BEGIN

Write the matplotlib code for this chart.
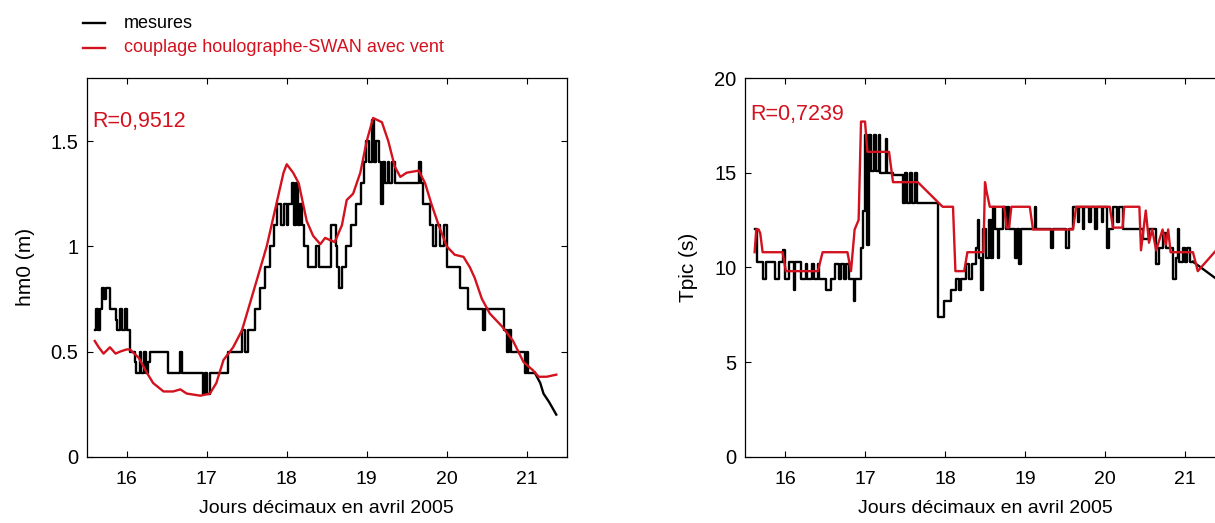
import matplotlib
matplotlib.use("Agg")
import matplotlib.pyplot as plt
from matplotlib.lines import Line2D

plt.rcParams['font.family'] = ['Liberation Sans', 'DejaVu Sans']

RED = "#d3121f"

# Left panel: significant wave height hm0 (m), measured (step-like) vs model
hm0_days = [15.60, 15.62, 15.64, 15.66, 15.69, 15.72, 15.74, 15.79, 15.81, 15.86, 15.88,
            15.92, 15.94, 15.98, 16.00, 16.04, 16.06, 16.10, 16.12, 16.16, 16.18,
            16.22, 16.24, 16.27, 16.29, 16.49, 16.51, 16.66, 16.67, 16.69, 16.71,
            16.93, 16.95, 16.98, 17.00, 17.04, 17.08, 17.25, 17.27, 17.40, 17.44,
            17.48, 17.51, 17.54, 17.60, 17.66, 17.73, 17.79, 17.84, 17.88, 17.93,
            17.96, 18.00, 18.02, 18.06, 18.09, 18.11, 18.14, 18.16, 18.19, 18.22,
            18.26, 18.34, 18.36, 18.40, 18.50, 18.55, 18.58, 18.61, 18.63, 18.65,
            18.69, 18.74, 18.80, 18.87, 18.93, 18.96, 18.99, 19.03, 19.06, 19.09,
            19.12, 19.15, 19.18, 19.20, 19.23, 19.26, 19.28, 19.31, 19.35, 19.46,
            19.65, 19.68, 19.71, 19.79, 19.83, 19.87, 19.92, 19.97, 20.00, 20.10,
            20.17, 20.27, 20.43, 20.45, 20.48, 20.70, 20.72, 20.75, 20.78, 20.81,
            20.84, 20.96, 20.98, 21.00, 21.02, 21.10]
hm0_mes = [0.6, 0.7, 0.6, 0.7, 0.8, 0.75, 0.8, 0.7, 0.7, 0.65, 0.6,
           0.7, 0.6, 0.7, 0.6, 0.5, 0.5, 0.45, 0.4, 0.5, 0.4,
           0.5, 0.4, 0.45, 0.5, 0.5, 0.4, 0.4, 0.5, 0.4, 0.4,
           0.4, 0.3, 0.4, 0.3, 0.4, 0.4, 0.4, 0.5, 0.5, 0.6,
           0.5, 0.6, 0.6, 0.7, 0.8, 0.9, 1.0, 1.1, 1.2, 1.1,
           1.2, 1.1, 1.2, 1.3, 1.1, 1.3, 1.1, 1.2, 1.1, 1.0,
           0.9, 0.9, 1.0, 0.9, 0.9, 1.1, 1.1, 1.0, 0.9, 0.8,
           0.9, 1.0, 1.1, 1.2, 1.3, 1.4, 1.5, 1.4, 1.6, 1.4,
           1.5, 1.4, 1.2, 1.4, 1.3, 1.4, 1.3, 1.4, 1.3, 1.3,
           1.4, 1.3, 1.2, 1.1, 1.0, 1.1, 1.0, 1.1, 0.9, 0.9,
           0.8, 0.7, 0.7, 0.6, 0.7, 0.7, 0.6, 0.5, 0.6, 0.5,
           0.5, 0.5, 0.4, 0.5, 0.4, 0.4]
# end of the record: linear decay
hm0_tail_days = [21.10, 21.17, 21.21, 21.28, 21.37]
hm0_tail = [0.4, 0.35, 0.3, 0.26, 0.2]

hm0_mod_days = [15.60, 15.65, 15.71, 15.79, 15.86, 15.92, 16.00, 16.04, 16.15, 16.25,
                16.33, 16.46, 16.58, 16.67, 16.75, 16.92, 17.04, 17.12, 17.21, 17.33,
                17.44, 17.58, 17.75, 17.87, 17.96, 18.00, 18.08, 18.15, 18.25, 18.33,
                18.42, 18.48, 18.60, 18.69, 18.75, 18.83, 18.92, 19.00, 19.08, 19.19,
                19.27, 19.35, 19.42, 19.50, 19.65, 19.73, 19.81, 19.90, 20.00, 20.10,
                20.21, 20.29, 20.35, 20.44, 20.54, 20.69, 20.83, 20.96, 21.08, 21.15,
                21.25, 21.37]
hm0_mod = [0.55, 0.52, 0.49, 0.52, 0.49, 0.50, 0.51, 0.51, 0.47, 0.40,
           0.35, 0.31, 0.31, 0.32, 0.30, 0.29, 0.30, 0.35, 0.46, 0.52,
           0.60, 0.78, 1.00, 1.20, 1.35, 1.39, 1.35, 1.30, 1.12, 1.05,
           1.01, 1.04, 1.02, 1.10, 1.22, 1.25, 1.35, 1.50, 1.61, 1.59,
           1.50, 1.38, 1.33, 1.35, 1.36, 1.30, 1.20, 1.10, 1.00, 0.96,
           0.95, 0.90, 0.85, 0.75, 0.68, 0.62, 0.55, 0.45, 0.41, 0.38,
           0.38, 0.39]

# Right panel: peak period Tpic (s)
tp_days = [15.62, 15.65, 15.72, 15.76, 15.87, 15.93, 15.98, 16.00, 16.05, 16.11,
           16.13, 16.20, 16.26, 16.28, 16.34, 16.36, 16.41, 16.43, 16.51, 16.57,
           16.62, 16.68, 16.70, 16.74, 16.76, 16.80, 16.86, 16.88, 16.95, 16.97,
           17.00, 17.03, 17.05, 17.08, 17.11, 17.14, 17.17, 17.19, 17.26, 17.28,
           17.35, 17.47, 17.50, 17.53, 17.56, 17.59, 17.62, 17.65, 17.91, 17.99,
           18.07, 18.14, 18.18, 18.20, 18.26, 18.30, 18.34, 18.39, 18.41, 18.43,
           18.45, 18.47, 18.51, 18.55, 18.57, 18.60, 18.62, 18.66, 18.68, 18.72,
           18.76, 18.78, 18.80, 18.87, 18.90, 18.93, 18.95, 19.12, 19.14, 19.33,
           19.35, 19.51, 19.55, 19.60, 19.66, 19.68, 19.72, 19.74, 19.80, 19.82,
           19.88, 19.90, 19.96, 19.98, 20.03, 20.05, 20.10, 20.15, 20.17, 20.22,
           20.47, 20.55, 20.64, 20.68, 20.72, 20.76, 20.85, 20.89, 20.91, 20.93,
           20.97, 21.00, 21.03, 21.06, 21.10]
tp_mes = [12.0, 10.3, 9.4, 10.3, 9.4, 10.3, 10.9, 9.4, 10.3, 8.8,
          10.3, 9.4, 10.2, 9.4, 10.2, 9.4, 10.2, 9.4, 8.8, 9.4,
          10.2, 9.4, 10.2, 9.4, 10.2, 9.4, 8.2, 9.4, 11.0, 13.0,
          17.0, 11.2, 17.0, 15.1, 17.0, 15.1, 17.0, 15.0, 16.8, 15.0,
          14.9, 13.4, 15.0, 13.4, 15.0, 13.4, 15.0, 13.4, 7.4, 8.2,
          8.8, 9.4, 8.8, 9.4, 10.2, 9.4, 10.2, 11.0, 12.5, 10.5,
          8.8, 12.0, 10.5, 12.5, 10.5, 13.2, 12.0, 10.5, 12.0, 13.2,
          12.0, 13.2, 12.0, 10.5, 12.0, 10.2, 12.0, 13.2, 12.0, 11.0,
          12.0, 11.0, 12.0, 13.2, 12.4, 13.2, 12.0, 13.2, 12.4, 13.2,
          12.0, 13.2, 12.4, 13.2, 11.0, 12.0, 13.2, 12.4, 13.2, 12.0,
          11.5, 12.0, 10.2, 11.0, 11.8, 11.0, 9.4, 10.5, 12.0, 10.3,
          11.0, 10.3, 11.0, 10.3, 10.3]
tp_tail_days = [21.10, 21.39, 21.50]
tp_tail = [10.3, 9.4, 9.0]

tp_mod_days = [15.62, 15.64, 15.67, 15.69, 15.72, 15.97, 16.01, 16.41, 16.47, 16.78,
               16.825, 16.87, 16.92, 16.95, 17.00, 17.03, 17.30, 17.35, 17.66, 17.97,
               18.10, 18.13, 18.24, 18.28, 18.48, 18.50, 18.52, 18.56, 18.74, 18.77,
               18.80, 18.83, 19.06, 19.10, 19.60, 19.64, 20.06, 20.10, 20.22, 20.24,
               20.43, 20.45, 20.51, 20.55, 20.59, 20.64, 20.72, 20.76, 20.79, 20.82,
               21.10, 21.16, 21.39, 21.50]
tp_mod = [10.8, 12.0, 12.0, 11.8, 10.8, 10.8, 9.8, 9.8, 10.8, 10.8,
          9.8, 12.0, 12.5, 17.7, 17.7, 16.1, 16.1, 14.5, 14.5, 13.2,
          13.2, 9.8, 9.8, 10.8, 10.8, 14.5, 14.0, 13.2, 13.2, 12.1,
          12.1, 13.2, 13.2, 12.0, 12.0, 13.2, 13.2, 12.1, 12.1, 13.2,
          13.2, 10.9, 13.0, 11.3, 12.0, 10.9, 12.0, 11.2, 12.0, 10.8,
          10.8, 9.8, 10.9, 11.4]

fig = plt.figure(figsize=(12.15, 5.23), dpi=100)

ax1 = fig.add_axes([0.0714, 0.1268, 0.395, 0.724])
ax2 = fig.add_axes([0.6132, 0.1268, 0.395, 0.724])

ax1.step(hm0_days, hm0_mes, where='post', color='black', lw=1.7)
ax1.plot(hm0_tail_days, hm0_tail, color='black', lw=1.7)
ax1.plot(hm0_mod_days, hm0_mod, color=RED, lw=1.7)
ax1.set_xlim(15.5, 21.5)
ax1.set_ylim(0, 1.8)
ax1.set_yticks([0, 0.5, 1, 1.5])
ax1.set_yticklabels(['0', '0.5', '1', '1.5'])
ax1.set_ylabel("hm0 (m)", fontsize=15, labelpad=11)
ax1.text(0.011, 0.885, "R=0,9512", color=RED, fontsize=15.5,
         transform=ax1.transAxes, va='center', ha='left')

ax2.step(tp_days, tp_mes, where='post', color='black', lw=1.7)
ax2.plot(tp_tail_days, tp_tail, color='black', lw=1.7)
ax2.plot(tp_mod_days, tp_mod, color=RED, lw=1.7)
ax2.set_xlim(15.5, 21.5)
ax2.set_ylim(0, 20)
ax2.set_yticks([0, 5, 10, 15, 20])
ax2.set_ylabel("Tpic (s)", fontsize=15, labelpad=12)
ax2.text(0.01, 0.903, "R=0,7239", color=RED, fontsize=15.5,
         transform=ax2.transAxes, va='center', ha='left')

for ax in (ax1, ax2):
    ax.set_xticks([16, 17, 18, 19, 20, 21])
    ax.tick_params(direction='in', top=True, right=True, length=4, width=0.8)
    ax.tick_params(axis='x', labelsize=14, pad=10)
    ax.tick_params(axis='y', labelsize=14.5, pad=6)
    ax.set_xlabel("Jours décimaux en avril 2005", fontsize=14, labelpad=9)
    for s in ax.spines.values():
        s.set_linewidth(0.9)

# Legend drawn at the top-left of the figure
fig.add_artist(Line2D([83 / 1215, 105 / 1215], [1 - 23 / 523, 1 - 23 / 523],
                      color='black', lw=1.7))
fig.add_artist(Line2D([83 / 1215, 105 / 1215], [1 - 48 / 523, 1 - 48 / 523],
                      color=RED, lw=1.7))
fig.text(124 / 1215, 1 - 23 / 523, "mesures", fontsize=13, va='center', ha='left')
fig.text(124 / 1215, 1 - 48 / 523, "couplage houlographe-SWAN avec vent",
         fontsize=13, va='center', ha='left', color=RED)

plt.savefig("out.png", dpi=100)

END

## INSTRUCTION
From the data above, copy each line that holds "matplotlib".

## RESPONSE BELOW
Write the matplotlib code for this chart.
import matplotlib
matplotlib.use("Agg")
import matplotlib.pyplot as plt
from matplotlib.lines import Line2D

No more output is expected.